By default decision trees have an unlimited number of nodes which means it will eventually fit the data nearly perfectly (sometime overfitting it). The
way to avoid the overfitting to to restrain the maximum number of nodes through the _max\_depth_ parameter other parameters will also restrict the size
and shape of the tree:
- _max\_features_: The maximum number of features that are evaluated before splitting each node.
- _max\_leaf\_nodes_: The maximum of leafs the trees is allowed to have.
- _min\_samples\_split_: Minimum number of samples a node can have before splitting it.
- _min\_samples\_leaf_: Minimum number of leafs that have to be created.
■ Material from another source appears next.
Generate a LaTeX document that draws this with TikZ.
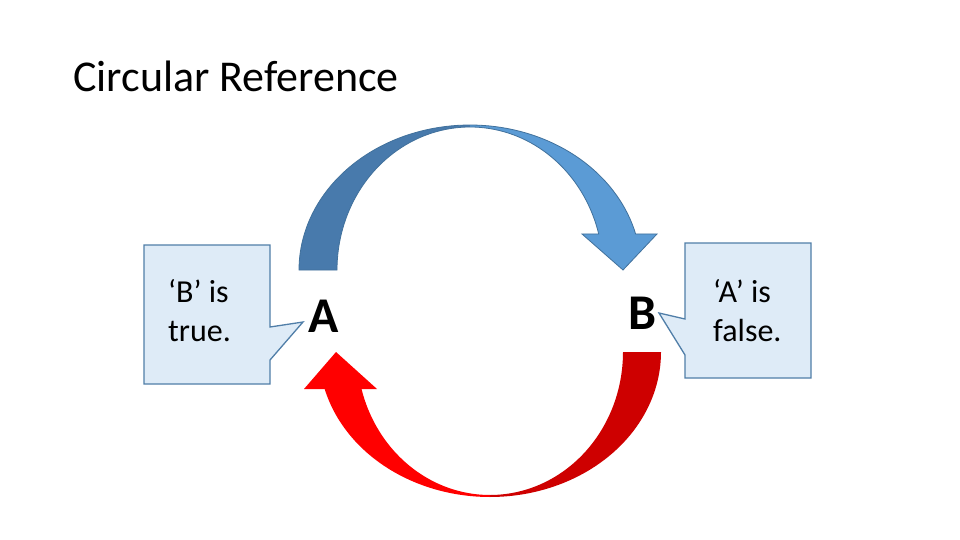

Let's take the moon dataset and train one unregularized and one with the min_samples_leaf=5:

In [10]:
from sklearn.datasets import make_moons

X_moons, y_moons = make_moons(n_samples=150, noise=0.2, random_state=42)
tree_clf1 = DecisionTreeClassifier(random_state=42)
tree_clf2 = DecisionTreeClassifier(min_samples_leaf=5, random_state=42)
tree_clf1.fit(X_moons, y_moons)
tree_clf2.fit(X_moons, y_moons)
# Let's evaluate this 2 models
X_moons_test, y_moons_test = make_moons(n_samples=1000, noise=0.2, random_state=43)
print(tree_clf1.score(X_moons_test, y_moons_test))
print(tree_clf2.score(X_moons_test, y_moons_test))

0.898
0.92


## Regression tasks with decision trees

Let's train a decision regressor using a random dataset:

In [12]:
from sklearn.tree import DecisionTreeRegressor
import numpy as np

np.random.seed(42)
X_quad = np.random.rand(200, 1) - 0.5
y_quad = X_quad ** 2 + 0.025 * np.random.randn(200, 1)

tree_reg = DecisionTreeRegressor(max_depth=2, random_state=42)
tree_reg.fit(X_quad, y_quad)

The difference between this and a classification decision tree is that the CART algorithm here try to minimize MSE instead of the gini/entropy algorithm.
Here is the exact cost function that is being used:
$$J(k, t_k) = \frac{m_{left}}{m}MSE_{left} + \frac{m_{right}}{m}MSE_{right}$$
And
$$MSE_{node} = \frac{\sum_{i \epsilon node}(\hat{y}_{node} - y^{(i)})^2}{m_{node}}$$
$$\hat{y} = \frac{\sum_{i \epsilon node} y^{(i)}}{m_{node}}$$

As always we can regularize this model using the same techniques outlined earlier.